Why ‘Penalty’ Keeps Trending and the Internet’s Obsession with High-Stakes Failure
- Sean

- Jan 2
- 3 min read
There’s a strange rhythm to how the internet reacts to football penalties. The whistle blows, the camera zooms in, the crowd holds its breath — and online, timelines freeze. For a few seconds, everything else pauses. Then the kick happens. And instantly, judgment follows.
Every time a major penalty is missed, Penalty trends. Not just among football fans, but across general social media. Memes appear within seconds. Hot takes harden into verdicts. A single moment becomes a career summary. And for reasons that go far beyond football, people can’t look away.
That’s ultimately why penalties trend online more than any other football moment — they compress pressure, expectation, and public judgment into a single, unforgiving frame.
This isn’t just about sport. It’s about how modern culture treats pressure, failure, and public accountability.

The Penalty as the Purest Pressure Test
A penalty strips football down to its rawest form: one person, one action, one outcome.
No teammates to hide behind.
No tactics to blame.
No second chance.
That’s why it feels different from open-play misses. A penalty is designed to be converted. When it isn’t, the failure feels personal — almost moral. The player should score. When they don’t, the miss becomes a rupture in expectation.
Online culture thrives on moments where expectation collapses.
The internet doesn’t just react to penalties because they matter to matches. It reacts because penalties offer a clean, cinematic story: setup, tension, execution, consequence — all in under ten seconds.
Why Penalties Trend Online More Than Any Other Football Moment
Instant Judgment in a No-Context Era
Penalty moments suit the internet’s appetite for speed. There’s no patience for nuance. No time for emotional processing. Within seconds, the verdict is delivered: “He’s not serious.” “Under pressure merchant.” “Send him back.”
Context — fatigue, mental health, injury, historical pressure — gets flattened. What survives is the clip. And in the clip economy, the clip is the truth.
This mirrors how failure works online everywhere else. A bad interview answer. A shaky performance. One mistake at the wrong time. The internet doesn’t ask why. It asks how fast can we react?
Penalties are just the most visible version of that instinct.

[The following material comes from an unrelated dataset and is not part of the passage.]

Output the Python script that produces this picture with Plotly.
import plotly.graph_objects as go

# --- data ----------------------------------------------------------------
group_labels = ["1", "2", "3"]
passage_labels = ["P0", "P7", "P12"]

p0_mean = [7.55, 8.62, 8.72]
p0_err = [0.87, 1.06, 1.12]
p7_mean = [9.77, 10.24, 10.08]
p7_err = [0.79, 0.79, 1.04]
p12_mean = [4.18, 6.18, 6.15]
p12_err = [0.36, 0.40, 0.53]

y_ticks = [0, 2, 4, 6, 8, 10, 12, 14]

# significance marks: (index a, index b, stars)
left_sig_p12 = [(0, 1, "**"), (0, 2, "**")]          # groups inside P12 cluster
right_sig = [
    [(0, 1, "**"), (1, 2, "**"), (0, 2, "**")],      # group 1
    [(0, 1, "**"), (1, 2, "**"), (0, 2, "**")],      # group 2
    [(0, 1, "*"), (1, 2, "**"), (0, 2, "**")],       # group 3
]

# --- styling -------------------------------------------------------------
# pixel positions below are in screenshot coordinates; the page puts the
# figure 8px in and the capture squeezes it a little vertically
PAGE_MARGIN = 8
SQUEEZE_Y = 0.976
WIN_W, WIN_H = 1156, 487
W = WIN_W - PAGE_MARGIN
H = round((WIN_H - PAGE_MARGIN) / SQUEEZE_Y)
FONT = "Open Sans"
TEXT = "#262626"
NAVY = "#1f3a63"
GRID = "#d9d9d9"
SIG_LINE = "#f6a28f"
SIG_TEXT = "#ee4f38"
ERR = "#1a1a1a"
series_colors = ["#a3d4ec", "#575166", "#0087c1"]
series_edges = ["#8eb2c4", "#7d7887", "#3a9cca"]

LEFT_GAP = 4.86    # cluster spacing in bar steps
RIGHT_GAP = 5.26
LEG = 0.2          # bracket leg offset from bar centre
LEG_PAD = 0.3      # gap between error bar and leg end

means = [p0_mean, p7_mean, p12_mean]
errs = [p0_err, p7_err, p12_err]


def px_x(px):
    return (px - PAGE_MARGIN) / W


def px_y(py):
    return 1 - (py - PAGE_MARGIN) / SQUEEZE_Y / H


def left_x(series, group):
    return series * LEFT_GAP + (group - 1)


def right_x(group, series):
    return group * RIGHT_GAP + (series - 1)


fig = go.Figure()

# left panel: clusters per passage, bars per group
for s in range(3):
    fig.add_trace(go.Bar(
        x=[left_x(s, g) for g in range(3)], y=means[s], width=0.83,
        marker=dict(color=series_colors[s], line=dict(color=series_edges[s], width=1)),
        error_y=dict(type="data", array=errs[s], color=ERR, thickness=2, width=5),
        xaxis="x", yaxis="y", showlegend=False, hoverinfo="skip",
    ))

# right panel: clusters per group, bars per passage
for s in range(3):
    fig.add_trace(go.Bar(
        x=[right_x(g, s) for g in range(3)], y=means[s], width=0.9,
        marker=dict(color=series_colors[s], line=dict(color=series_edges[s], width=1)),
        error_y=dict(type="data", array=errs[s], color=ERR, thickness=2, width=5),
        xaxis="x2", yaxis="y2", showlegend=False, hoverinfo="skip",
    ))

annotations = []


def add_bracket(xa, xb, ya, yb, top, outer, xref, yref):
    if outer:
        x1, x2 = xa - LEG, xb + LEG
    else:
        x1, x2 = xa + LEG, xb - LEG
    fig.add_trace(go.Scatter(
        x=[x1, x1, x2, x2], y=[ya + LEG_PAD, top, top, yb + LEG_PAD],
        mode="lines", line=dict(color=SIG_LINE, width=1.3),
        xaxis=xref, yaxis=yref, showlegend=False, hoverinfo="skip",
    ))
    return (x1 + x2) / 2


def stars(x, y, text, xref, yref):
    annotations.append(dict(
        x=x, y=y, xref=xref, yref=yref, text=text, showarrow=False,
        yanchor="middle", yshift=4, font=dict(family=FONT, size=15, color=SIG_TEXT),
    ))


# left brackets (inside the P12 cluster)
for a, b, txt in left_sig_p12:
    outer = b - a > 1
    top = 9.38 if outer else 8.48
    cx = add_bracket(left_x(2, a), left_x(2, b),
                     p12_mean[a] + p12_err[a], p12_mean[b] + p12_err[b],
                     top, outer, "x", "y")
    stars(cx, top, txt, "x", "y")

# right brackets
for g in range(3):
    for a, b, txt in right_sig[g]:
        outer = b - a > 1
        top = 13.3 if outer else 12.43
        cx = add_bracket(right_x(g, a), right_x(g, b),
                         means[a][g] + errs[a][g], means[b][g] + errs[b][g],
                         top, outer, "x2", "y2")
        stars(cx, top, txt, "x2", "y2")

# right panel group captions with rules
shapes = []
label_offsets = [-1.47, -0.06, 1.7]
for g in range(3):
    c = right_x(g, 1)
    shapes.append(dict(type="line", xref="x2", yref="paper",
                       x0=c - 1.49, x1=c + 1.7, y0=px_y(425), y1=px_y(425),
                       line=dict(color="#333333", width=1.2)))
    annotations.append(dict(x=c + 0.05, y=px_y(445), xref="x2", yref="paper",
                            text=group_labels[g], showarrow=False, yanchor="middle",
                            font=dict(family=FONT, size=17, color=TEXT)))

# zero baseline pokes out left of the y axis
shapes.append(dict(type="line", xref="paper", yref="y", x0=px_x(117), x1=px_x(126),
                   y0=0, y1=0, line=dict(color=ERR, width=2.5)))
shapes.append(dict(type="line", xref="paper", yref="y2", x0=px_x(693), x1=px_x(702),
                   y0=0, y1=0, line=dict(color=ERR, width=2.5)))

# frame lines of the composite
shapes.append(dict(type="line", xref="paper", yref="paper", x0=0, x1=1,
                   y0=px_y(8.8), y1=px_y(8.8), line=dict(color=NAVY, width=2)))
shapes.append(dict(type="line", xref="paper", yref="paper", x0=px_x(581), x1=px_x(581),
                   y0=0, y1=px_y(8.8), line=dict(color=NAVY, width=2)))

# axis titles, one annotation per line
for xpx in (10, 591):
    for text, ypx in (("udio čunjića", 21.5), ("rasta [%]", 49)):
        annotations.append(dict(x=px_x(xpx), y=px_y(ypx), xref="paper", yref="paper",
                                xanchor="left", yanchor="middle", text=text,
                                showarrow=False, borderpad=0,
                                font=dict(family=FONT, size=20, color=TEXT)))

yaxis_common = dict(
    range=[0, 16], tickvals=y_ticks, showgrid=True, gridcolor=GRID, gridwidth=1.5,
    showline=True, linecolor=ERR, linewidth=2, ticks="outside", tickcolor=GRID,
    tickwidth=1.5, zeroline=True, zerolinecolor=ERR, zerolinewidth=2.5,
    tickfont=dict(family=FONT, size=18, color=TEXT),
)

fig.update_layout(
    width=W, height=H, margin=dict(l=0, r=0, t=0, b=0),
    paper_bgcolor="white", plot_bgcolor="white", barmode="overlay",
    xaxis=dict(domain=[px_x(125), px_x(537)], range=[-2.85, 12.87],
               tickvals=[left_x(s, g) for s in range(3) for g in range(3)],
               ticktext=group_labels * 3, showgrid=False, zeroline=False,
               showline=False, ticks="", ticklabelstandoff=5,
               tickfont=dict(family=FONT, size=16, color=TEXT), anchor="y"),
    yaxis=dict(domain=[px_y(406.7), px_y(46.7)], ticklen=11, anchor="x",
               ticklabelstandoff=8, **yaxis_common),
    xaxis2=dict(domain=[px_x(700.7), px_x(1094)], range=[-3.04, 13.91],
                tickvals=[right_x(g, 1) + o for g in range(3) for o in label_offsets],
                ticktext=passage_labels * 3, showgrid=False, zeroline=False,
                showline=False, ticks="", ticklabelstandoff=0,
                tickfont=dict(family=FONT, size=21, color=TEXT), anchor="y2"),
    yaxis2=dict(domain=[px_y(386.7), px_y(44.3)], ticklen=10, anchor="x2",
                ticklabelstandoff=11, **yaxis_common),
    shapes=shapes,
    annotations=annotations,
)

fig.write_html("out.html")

Why Failure Is More Shareable Than Success
A scored penalty disappears quickly. It’s expected. It confirms the script. A missed penalty breaks the script — and broken scripts spread faster.
Failure invites participation. People don’t just watch it; they remix it. Slow-motion replays. Freeze frames. Side-by-side comparisons with legends who “would never miss.” Humor becomes the coping mechanism, and cruelty often hides inside the jokes.

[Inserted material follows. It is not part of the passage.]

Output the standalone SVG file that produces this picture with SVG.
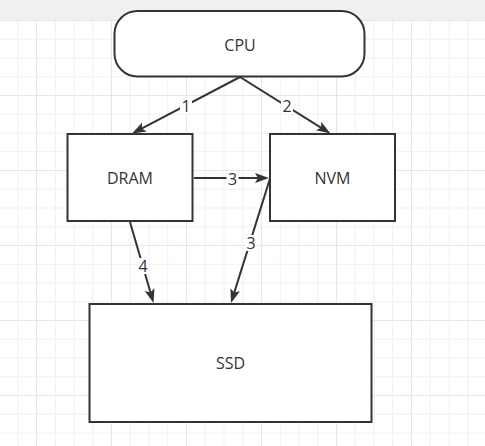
<svg xmlns="http://www.w3.org/2000/svg" width="485" height="446" viewBox="0 0 485 446">
  <defs>
    <pattern id="grid" patternUnits="userSpaceOnUse" x="36" y="20" width="75" height="75">
      <rect x="0" y="0" width="75" height="75" fill="#ffffff"/>
      <g fill="#f1f1f1">
        <rect x="18.75" y="0" width="1" height="75"/>
        <rect x="37.5" y="0" width="1" height="75"/>
        <rect x="56.25" y="0" width="1" height="75"/>
        <rect x="0" y="18.75" width="75" height="1"/>
        <rect x="0" y="37.5" width="75" height="1"/>
        <rect x="0" y="56.25" width="75" height="1"/>
      </g>
      <g fill="#e6e6e6">
        <rect x="0" y="0" width="1" height="75"/>
        <rect x="0" y="0" width="75" height="1"/>
      </g>
    </pattern>
    <marker id="arrow" markerUnits="userSpaceOnUse" viewBox="0 0 14 10" refX="6" refY="5" markerWidth="14" markerHeight="10" orient="auto">
      <path d="M0,0 L14,5 L0,10 L3,5 z" fill="#333333"/>
    </marker>
  </defs>
  <style>
    .node { fill: #ffffff; stroke: #333333; stroke-width: 2; }
    .label { font-family: "Open Sans", "Noto Sans", "Liberation Sans", sans-serif; font-size: 16px; fill: #333333; text-anchor: middle; }
    .edge { fill: none; stroke: #333333; stroke-width: 2; marker-end: url(#arrow); }
    .lbg { fill: #ffffff; }
  </style>

  <rect x="0" y="0" width="485" height="446" fill="#ffffff"/>
  <rect x="0" y="20" width="485" height="426" fill="url(#grid)"/>
  <rect x="0" y="0" width="485" height="20" fill="#f0f0f0"/>

  <g id="connectors">
    <path class="edge" d="M240,77 L139.1,129.8"/>
    <path class="edge" d="M240,77 L323.7,129.3"/>
    <path class="edge" d="M194,178 L261,178"/>
    <path class="edge" d="M270,178.5 L233.4,295.4"/>
    <path class="edge" d="M130,222 L151.3,295.3"/>
    <g id="edge-labels">
      <rect class="lbg" x="180" y="98" width="12" height="16"/>
      <text class="label" x="186" y="111.5">1</text>
      <rect class="lbg" x="281" y="98" width="12" height="16"/>
      <text class="label" x="287" y="111.5">2</text>
      <rect class="lbg" x="226.5" y="171" width="12" height="16"/>
      <text class="label" x="232.5" y="184.5">3</text>
      <rect class="lbg" x="245" y="235" width="12" height="16"/>
      <text class="label" x="251" y="248.5">3</text>
      <rect class="lbg" x="137" y="258" width="12" height="16"/>
      <text class="label" x="143" y="271.5">4</text>
    </g>
  </g>

  <g id="cpu">
    <rect class="node" x="114.5" y="11" width="250" height="65.5" rx="23" ry="23"/>
    <text class="label" x="240" y="50.5">CPU</text>
  </g>
  <g id="dram">
    <rect class="node" x="67.5" y="134" width="125" height="87"/>
    <text class="label" x="130" y="184">DRAM</text>
  </g>
  <g id="nvm">
    <rect class="node" x="270" y="134" width="125" height="87"/>
    <text class="label" x="332.5" y="184">NVM</text>
  </g>
  <g id="ssd">
    <rect class="node" x="89.5" y="304" width="282" height="118"/>
    <text class="label" x="230.5" y="369">SSD</text>
  </g>
</svg>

There’s also something reassuring about watching someone fail under extreme pressure. It quietly tells the audience: this could happen to anyone. And paradoxically, that makes people lean in harder.
From Football to Identity
For players, penalties are no longer just match moments — they’re brand moments. A single miss can redefine public perception, especially in tournaments or derbies. Online, players aren’t treated as athletes navigating probability and pressure, but as characters in a morality play.
Strong mentality versus weak mentality. Clutch versus fraud. Serious player versus hype.
These labels stick because the internet loves shortcuts. Penalties offer a shortcut to judgment.
Why This Keeps Repeating
As football grows more global and social platforms get faster, penalty moments will only get louder online. They combine everything the internet feeds on: tension, simplicity, drama, and the permission to judge quickly.
But beneath the jokes and outrage is something more revealing. Our obsession with penalty misses reflects a culture that is uncomfortable with visible failure — yet addicted to watching it happen in real time.
We don’t just watch the penalty. We wait to see who breaks.
And when they do, the internet already has its verdict ready.